• Instructions to follow:
Repeat every line of the data exactly, but not the pictures.
+++ Dataset section
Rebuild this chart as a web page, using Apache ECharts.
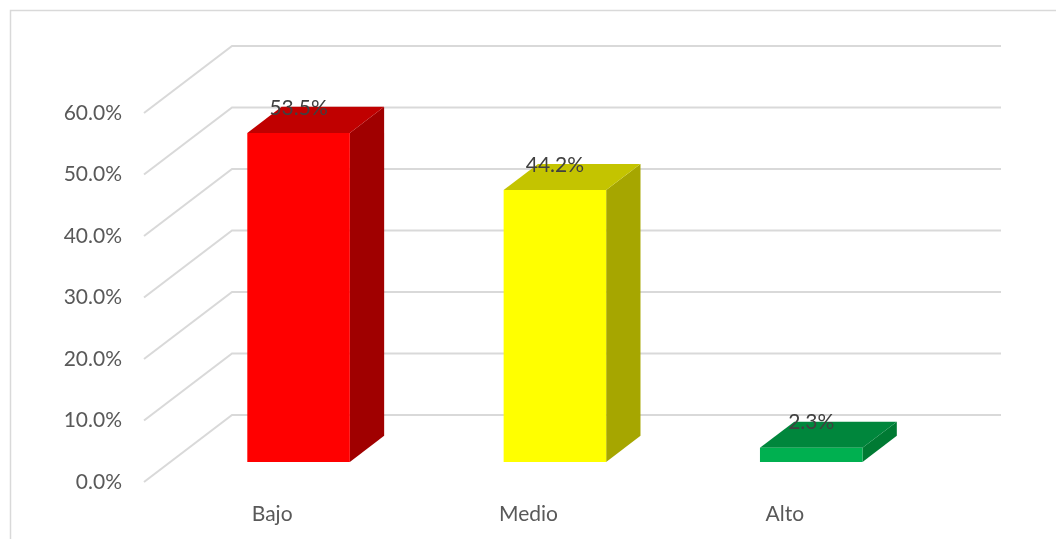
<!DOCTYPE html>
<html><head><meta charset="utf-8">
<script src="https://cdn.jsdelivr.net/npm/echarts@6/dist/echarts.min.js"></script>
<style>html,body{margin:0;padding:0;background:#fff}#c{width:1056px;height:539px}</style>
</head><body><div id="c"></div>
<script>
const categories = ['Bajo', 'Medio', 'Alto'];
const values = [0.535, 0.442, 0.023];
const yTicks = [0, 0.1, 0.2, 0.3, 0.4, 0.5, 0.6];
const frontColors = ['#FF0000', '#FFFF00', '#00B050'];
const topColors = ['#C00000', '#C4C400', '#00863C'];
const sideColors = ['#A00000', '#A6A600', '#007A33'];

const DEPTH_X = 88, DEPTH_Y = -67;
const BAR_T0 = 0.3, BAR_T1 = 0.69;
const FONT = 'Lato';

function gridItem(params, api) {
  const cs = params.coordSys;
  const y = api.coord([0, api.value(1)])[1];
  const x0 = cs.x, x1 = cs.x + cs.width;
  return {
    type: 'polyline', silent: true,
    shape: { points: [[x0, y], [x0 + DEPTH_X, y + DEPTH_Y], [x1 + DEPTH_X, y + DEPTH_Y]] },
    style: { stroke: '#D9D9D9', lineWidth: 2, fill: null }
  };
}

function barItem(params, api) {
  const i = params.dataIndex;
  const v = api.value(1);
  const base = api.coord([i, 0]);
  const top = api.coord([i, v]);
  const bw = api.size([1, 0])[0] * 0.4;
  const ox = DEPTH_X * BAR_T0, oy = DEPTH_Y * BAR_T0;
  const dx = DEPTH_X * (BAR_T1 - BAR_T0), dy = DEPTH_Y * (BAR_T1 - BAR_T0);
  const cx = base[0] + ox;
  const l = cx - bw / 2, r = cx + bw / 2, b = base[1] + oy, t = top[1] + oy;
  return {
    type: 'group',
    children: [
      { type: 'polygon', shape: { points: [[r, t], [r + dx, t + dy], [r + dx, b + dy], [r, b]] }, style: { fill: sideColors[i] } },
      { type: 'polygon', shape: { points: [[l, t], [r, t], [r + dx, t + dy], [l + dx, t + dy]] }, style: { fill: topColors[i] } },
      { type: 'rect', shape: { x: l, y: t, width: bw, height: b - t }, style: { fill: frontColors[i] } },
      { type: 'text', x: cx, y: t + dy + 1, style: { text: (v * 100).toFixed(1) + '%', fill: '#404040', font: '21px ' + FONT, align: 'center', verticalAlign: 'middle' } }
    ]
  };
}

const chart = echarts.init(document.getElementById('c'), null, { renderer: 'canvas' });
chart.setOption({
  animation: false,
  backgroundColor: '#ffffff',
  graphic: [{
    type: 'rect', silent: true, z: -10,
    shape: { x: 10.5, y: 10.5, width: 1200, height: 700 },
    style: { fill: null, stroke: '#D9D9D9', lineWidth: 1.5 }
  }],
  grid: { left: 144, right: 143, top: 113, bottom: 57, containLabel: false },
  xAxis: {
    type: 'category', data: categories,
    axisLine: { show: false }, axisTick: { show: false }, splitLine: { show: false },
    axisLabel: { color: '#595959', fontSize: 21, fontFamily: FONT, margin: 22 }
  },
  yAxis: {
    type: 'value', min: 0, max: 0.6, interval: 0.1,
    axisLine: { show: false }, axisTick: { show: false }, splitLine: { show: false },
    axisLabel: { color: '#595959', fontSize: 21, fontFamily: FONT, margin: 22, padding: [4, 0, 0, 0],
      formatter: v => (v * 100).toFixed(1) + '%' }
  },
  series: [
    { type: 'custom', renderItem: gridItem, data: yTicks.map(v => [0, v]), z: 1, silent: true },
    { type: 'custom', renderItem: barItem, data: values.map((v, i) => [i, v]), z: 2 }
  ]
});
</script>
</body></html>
++++++
• Task output:
Rebuild this chart as a web page, using Apache ECharts.
<!DOCTYPE html>
<html><head><meta charset="utf-8">
<script src="https://cdn.jsdelivr.net/npm/echarts@6/dist/echarts.min.js"></script>
<style>html,body{margin:0;padding:0;background:#fff}#c{width:1056px;height:539px}</style>
</head><body><div id="c"></div>
<script>
const categories = ['Bajo', 'Medio', 'Alto'];
const values = [0.535, 0.442, 0.023];
const yTicks = [0, 0.1, 0.2, 0.3, 0.4, 0.5, 0.6];
const frontColors = ['#FF0000', '#FFFF00', '#00B050'];
const topColors = ['#C00000', '#C4C400', '#00863C'];
const sideColors = ['#A00000', '#A6A600', '#007A33'];

const DEPTH_X = 88, DEPTH_Y = -67;
const BAR_T0 = 0.3, BAR_T1 = 0.69;
const FONT = 'Lato';

function gridItem(params, api) {
  const cs = params.coordSys;
  const y = api.coord([0, api.value(1)])[1];
  const x0 = cs.x, x1 = cs.x + cs.width;
  return {
    type: 'polyline', silent: true,
    shape: { points: [[x0, y], [x0 + DEPTH_X, y + DEPTH_Y], [x1 + DEPTH_X, y + DEPTH_Y]] },
    style: { stroke: '#D9D9D9', lineWidth: 2, fill: null }
  };
}

function barItem(params, api) {
  const i = params.dataIndex;
  const v = api.value(1);
  const base = api.coord([i, 0]);
  const top = api.coord([i, v]);
  const bw = api.size([1, 0])[0] * 0.4;
  const ox = DEPTH_X * BAR_T0, oy = DEPTH_Y * BAR_T0;
  const dx = DEPTH_X * (BAR_T1 - BAR_T0), dy = DEPTH_Y * (BAR_T1 - BAR_T0);
  const cx = base[0] + ox;
  const l = cx - bw / 2, r = cx + bw / 2, b = base[1] + oy, t = top[1] + oy;
  return {
    type: 'group',
    children: [
      { type: 'polygon', shape: { points: [[r, t], [r + dx, t + dy], [r + dx, b + dy], [r, b]] }, style: { fill: sideColors[i] } },
      { type: 'polygon', shape: { points: [[l, t], [r, t], [r + dx, t + dy], [l + dx, t + dy]] }, style: { fill: topColors[i] } },
      { type: 'rect', shape: { x: l, y: t, width: bw, height: b - t }, style: { fill: frontColors[i] } },
      { type: 'text', x: cx, y: t + dy + 1, style: { text: (v * 100).toFixed(1) + '%', fill: '#404040', font: '21px ' + FONT, align: 'center', verticalAlign: 'middle' } }
    ]
  };
}

const chart = echarts.init(document.getElementById('c'), null, { renderer: 'canvas' });
chart.setOption({
  animation: false,
  backgroundColor: '#ffffff',
  graphic: [{
    type: 'rect', silent: true, z: -10,
    shape: { x: 10.5, y: 10.5, width: 1200, height: 700 },
    style: { fill: null, stroke: '#D9D9D9', lineWidth: 1.5 }
  }],
  grid: { left: 144, right: 143, top: 113, bottom: 57, containLabel: false },
  xAxis: {
    type: 'category', data: categories,
    axisLine: { show: false }, axisTick: { show: false }, splitLine: { show: false },
    axisLabel: { color: '#595959', fontSize: 21, fontFamily: FONT, margin: 22 }
  },
  yAxis: {
    type: 'value', min: 0, max: 0.6, interval: 0.1,
    axisLine: { show: false }, axisTick: { show: false }, splitLine: { show: false },
    axisLabel: { color: '#595959', fontSize: 21, fontFamily: FONT, margin: 22, padding: [4, 0, 0, 0],
      formatter: v => (v * 100).toFixed(1) + '%' }
  },
  series: [
    { type: 'custom', renderItem: gridItem, data: yTicks.map(v => [0, v]), z: 1, silent: true },
    { type: 'custom', renderItem: barItem, data: values.map((v, i) => [i, v]), z: 2 }
  ]
});
</script>
</body></html>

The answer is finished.